Source code of charts:
++++

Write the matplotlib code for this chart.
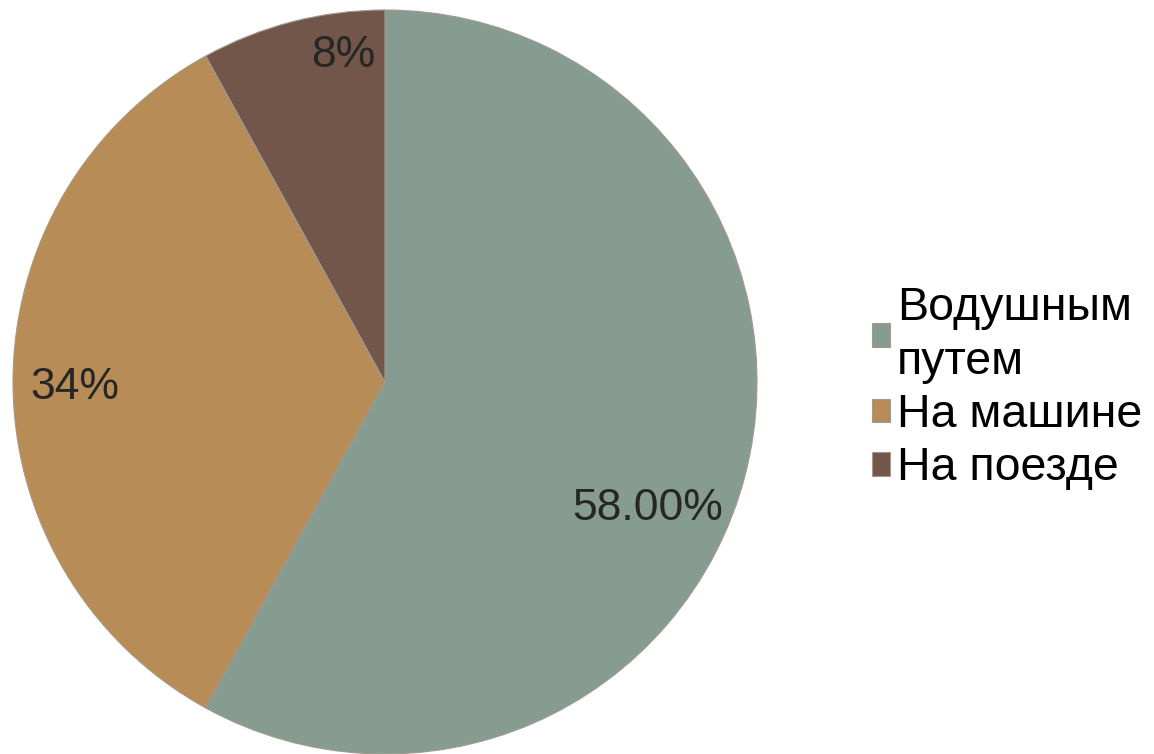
import matplotlib.pyplot as plt

plt.rcParams['font.family'] = ['Liberation Sans', 'DejaVu Sans']

categories = ['Водушным\nпутем', 'На машине', 'На поезде']
shares = [58, 34, 8]
share_labels = ['58.00%', '34%', '8%']
colors = ['#879c90', '#b78c56', '#73564a']

fig = plt.figure(figsize=(11.54, 7.54), dpi=100)
ax = fig.add_axes([13 / 1154, 0 / 754, 744 / 1154, 744 / 754])

wedges, _ = ax.pie(shares, colors=colors, startangle=90, counterclock=False,
                   radius=1, wedgeprops=dict(edgecolor='#a09a90', linewidth=0.8))
ax.set_xlim(-1, 1)
ax.set_ylim(-1, 1)
ax.set_aspect('equal')

# label spots as Excel put them, in pie radius units
label_pos = [(0.707, -0.339), (-0.833, -0.016), (-0.113, 0.879)]
for lab, (x, y) in zip(share_labels, label_pos):
    ax.text(x, y, lab, ha='center', va='center', fontsize=32, color='#262626')

leg = fig.legend(wedges, categories, loc='center left', bbox_to_anchor=(853 / 1154, 1 - 388 / 754),
                 frameon=False, fontsize=33.5, handlelength=0.4, handleheight=0.4,
                 handletextpad=0.15, labelspacing=0.2, borderaxespad=0)
for t in leg.get_texts():
    t.set_linespacing(1.3)

fig.savefig('out.png', dpi=100)
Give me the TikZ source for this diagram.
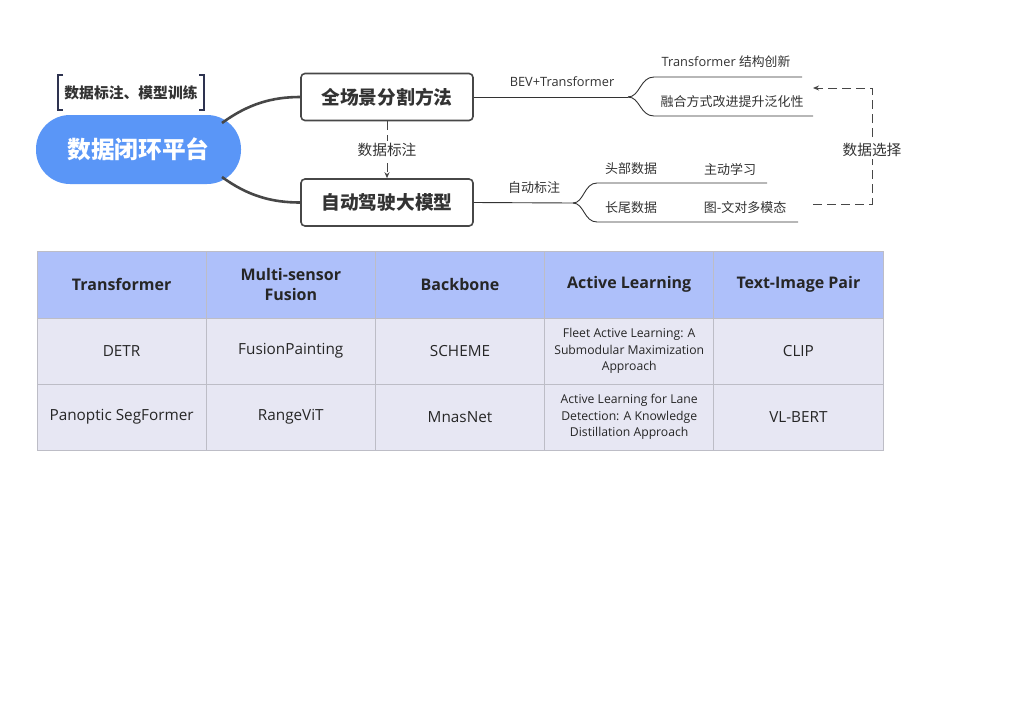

++++

What is expected » Make an exact copy of the lines from the top of the material through the line with "va='center', fontsize=32, color='#262626')", pictures excluded.

Task answer »
Write the matplotlib code for this chart.
import matplotlib.pyplot as plt

plt.rcParams['font.family'] = ['Liberation Sans', 'DejaVu Sans']

categories = ['Водушным\nпутем', 'На машине', 'На поезде']
shares = [58, 34, 8]
share_labels = ['58.00%', '34%', '8%']
colors = ['#879c90', '#b78c56', '#73564a']

fig = plt.figure(figsize=(11.54, 7.54), dpi=100)
ax = fig.add_axes([13 / 1154, 0 / 754, 744 / 1154, 744 / 754])

wedges, _ = ax.pie(shares, colors=colors, startangle=90, counterclock=False,
                   radius=1, wedgeprops=dict(edgecolor='#a09a90', linewidth=0.8))
ax.set_xlim(-1, 1)
ax.set_ylim(-1, 1)
ax.set_aspect('equal')

# label spots as Excel put them, in pie radius units
label_pos = [(0.707, -0.339), (-0.833, -0.016), (-0.113, 0.879)]
for lab, (x, y) in zip(share_labels, label_pos):
    ax.text(x, y, lab, ha='center', va='center', fontsize=32, color='#262626')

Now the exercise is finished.